THE REQUEST: Output the material below unchanged, apart from leaving out the pictures.
Begin DATASET EXCERPT
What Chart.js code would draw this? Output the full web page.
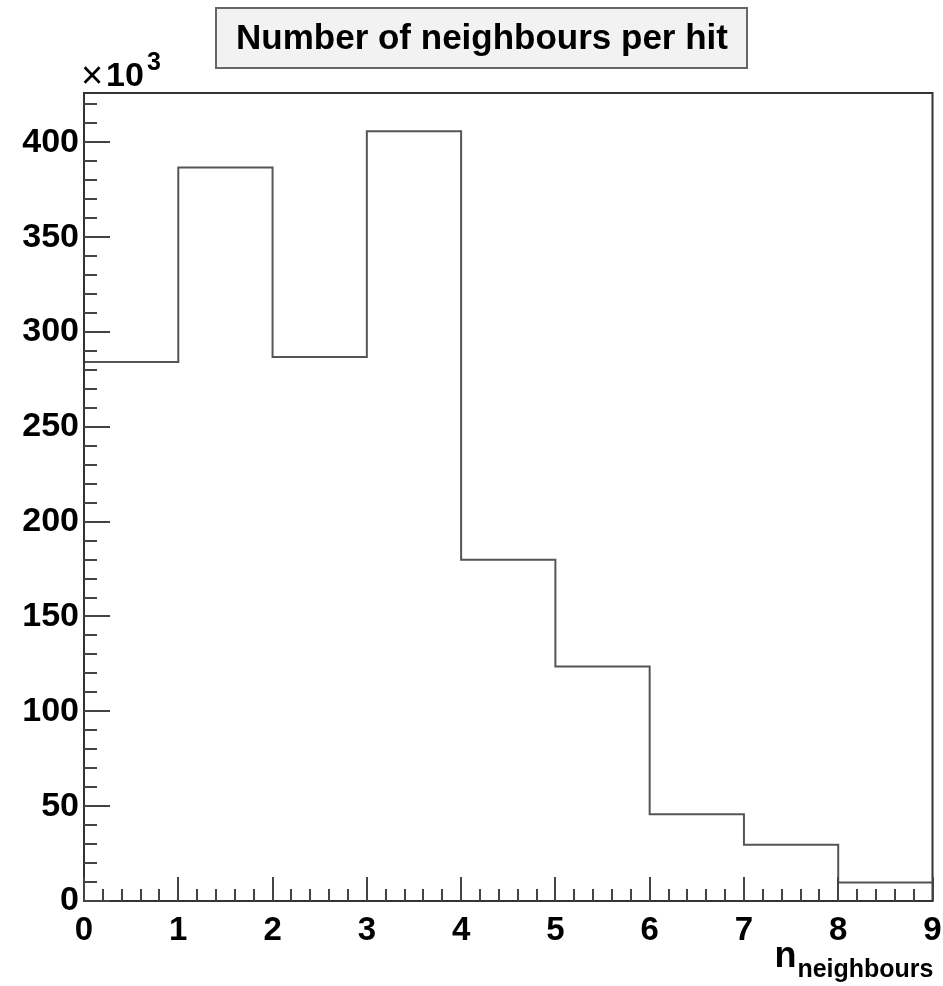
<!DOCTYPE html>
<html>
<head>
<meta charset="utf-8">
<script src="https://cdn.jsdelivr.net/npm/chart.js@4/dist/chart.umd.min.js"></script>
<style>
  body { margin: 0; background: #fff; }
  #wrap { width: 943px; height: 986px; }
</style>
</head>
<body>
<div id="wrap"><canvas id="hist" width="943" height="986"></canvas></div>
<script>
// bin edges and counts (in units of 10^3)
const binEdges = [0, 1, 2, 3, 4, 5, 6, 7, 8, 9];
const counts = [284.2, 386.7, 286.8, 405.8, 179.9, 123.6, 45.8, 29.6, 9.7];
const yMax = 426;
const yStep = 50;
const yMinorStep = 10;
const xMinorStep = 0.2;

const titleText = "Number of neighbours per hit";
const xTitleMain = "n";
const xTitleSub = "neighbours";

const FONT = "'Liberation Sans', Arial, Helvetica, sans-serif";

// step outline: one point per lower edge, plus the last upper edge
const points = counts.map((c, i) => ({ x: binEdges[i], y: c }));
points.push({ x: binEdges[binEdges.length - 1], y: counts[counts.length - 1] });

const rootFrame = {
    id: "rootFrame",
    afterDatasetsDraw(chart) {
        const ctx = chart.ctx;
        const area = chart.chartArea;
        const xs = chart.scales.x;
        const ys = chart.scales.y;
        ctx.save();

        // frame
        ctx.strokeStyle = "#333";
        ctx.lineWidth = 2;
        ctx.strokeRect(area.left, area.top, area.right - area.left, area.bottom - area.top);

        // inward ticks on the left axis
        ctx.strokeStyle = "#444";
        ctx.beginPath();
        for (let v = 0; v <= ys.max + 1e-9; v += yMinorStep) {
            const y = Math.round(ys.getPixelForValue(v));
            const major = Math.abs(v % yStep) < 1e-6;
            ctx.moveTo(area.left, y);
            ctx.lineTo(area.left + (major ? 26 : 13), y);
        }
        // inward ticks on the bottom axis
        for (let i = 0; i <= Math.round((xs.max - xs.min) / xMinorStep); i++) {
            const v = xs.min + i * xMinorStep;
            const x = Math.round(xs.getPixelForValue(v));
            const major = i % 5 === 0;
            ctx.moveTo(x, area.bottom);
            ctx.lineTo(x, area.bottom - (major ? 24 : 12));
        }
        ctx.stroke();

        // title box
        ctx.fillStyle = "#f2f2f2";
        ctx.strokeStyle = "#666";
        ctx.lineWidth = 2;
        ctx.beginPath();
        ctx.rect(216, 8, 531, 60);
        ctx.fill();
        ctx.stroke();
        ctx.fillStyle = "#000";
        ctx.font = "bold 35px " + FONT;
        ctx.textAlign = "center";
        ctx.textBaseline = "middle";
        ctx.fillText(titleText, 482, 39);

        // exponent above the y axis
        ctx.textAlign = "left";
        ctx.textBaseline = "alphabetic";
        ctx.font = "38px " + FONT;
        ctx.fillText("\u00d7", 81, 88);
        ctx.font = "bold 34px " + FONT;
        ctx.fillText("10", 106, 86);
        ctx.font = "bold 25px " + FONT;
        ctx.fillText("3", 147, 70);

        // x axis title, right aligned to the frame
        ctx.textAlign = "right";
        ctx.font = "bold 25px " + FONT;
        const subW = ctx.measureText(xTitleSub).width;
        ctx.fillText(xTitleSub, area.right + 1, 977);
        ctx.font = "bold 36px " + FONT;
        ctx.fillText(xTitleMain, area.right + 1 - subW - 1, 967);

        ctx.restore();
    }
};

new Chart(document.getElementById("hist"), {
    type: "line",
    data: {
        datasets: [{
            data: points,
            stepped: "before",
            borderColor: "#555",
            borderWidth: 2,
            pointRadius: 0,
            fill: false,
        }],
    },
    options: {
        responsive: false,
        animation: false,
        layout: { padding: { top: 93, right: 0, left: 0, bottom: 0 } },
        plugins: {
            legend: { display: false },
            tooltip: { enabled: false },
        },
        scales: {
            x: {
                type: "linear",
                min: binEdges[0],
                max: binEdges[binEdges.length - 1],
                grid: { display: false, drawTicks: false },
                border: { display: false },
                ticks: {
                    stepSize: 1,
                    maxRotation: 0,
                    padding: 10,
                    color: "#000",
                    font: { family: FONT, size: 33, weight: "bold" },
                },
                afterFit(scale) {
                    scale.height = 85;
                    scale.paddingRight = 10.5;
                },
            },
            y: {
                min: 0,
                max: yMax,
                grid: { display: false, drawTicks: false },
                border: { display: false },
                ticks: {
                    stepSize: yStep,
                    includeBounds: false,
                    padding: 5,
                    color: "#000",
                    font: { family: FONT, size: 34, weight: "bold" },
                },
                afterFit(scale) { scale.width = 84; },
            },
        },
    },
    plugins: [rootFrame],
});
</script>
</body>
</html>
End DATASET EXCERPT
CORRECT RESPONSE:
What Chart.js code would draw this? Output the full web page.
<!DOCTYPE html>
<html>
<head>
<meta charset="utf-8">
<script src="https://cdn.jsdelivr.net/npm/chart.js@4/dist/chart.umd.min.js"></script>
<style>
  body { margin: 0; background: #fff; }
  #wrap { width: 943px; height: 986px; }
</style>
</head>
<body>
<div id="wrap"><canvas id="hist" width="943" height="986"></canvas></div>
<script>
// bin edges and counts (in units of 10^3)
const binEdges = [0, 1, 2, 3, 4, 5, 6, 7, 8, 9];
const counts = [284.2, 386.7, 286.8, 405.8, 179.9, 123.6, 45.8, 29.6, 9.7];
const yMax = 426;
const yStep = 50;
const yMinorStep = 10;
const xMinorStep = 0.2;

const titleText = "Number of neighbours per hit";
const xTitleMain = "n";
const xTitleSub = "neighbours";

const FONT = "'Liberation Sans', Arial, Helvetica, sans-serif";

// step outline: one point per lower edge, plus the last upper edge
const points = counts.map((c, i) => ({ x: binEdges[i], y: c }));
points.push({ x: binEdges[binEdges.length - 1], y: counts[counts.length - 1] });

const rootFrame = {
    id: "rootFrame",
    afterDatasetsDraw(chart) {
        const ctx = chart.ctx;
        const area = chart.chartArea;
        const xs = chart.scales.x;
        const ys = chart.scales.y;
        ctx.save();

        // frame
        ctx.strokeStyle = "#333";
        ctx.lineWidth = 2;
        ctx.strokeRect(area.left, area.top, area.right - area.left, area.bottom - area.top);

        // inward ticks on the left axis
        ctx.strokeStyle = "#444";
        ctx.beginPath();
        for (let v = 0; v <= ys.max + 1e-9; v += yMinorStep) {
            const y = Math.round(ys.getPixelForValue(v));
            const major = Math.abs(v % yStep) < 1e-6;
            ctx.moveTo(area.left, y);
            ctx.lineTo(area.left + (major ? 26 : 13), y);
        }
        // inward ticks on the bottom axis
        for (let i = 0; i <= Math.round((xs.max - xs.min) / xMinorStep); i++) {
            const v = xs.min + i * xMinorStep;
            const x = Math.round(xs.getPixelForValue(v));
            const major = i % 5 === 0;
            ctx.moveTo(x, area.bottom);
            ctx.lineTo(x, area.bottom - (major ? 24 : 12));
        }
        ctx.stroke();

        // title box
        ctx.fillStyle = "#f2f2f2";
        ctx.strokeStyle = "#666";
        ctx.lineWidth = 2;
        ctx.beginPath();
        ctx.rect(216, 8, 531, 60);
        ctx.fill();
        ctx.stroke();
        ctx.fillStyle = "#000";
        ctx.font = "bold 35px " + FONT;
        ctx.textAlign = "center";
        ctx.textBaseline = "middle";
        ctx.fillText(titleText, 482, 39);

        // exponent above the y axis
        ctx.textAlign = "left";
        ctx.textBaseline = "alphabetic";
        ctx.font = "38px " + FONT;
        ctx.fillText("\u00d7", 81, 88);
        ctx.font = "bold 34px " + FONT;
        ctx.fillText("10", 106, 86);
        ctx.font = "bold 25px " + FONT;
        ctx.fillText("3", 147, 70);

        // x axis title, right aligned to the frame
        ctx.textAlign = "right";
        ctx.font = "bold 25px " + FONT;
        const subW = ctx.measureText(xTitleSub).width;
        ctx.fillText(xTitleSub, area.right + 1, 977);
        ctx.font = "bold 36px " + FONT;
        ctx.fillText(xTitleMain, area.right + 1 - subW - 1, 967);

        ctx.restore();
    }
};

new Chart(document.getElementById("hist"), {
    type: "line",
    data: {
        datasets: [{
            data: points,
            stepped: "before",
            borderColor: "#555",
            borderWidth: 2,
            pointRadius: 0,
            fill: false,
        }],
    },
    options: {
        responsive: false,
        animation: false,
        layout: { padding: { top: 93, right: 0, left: 0, bottom: 0 } },
        plugins: {
            legend: { display: false },
            tooltip: { enabled: false },
        },
        scales: {
            x: {
                type: "linear",
                min: binEdges[0],
                max: binEdges[binEdges.length - 1],
                grid: { display: false, drawTicks: false },
                border: { display: false },
                ticks: {
                    stepSize: 1,
                    maxRotation: 0,
                    padding: 10,
                    color: "#000",
                    font: { family: FONT, size: 33, weight: "bold" },
                },
                afterFit(scale) {
                    scale.height = 85;
                    scale.paddingRight = 10.5;
                },
            },
            y: {
                min: 0,
                max: yMax,
                grid: { display: false, drawTicks: false },
                border: { display: false },
                ticks: {
                    stepSize: yStep,
                    includeBounds: false,
                    padding: 5,
                    color: "#000",
                    font: { family: FONT, size: 34, weight: "bold" },
                },
                afterFit(scale) { scale.width = 84; },
            },
        },
    },
    plugins: [rootFrame],
});
</script>
</body>
</html>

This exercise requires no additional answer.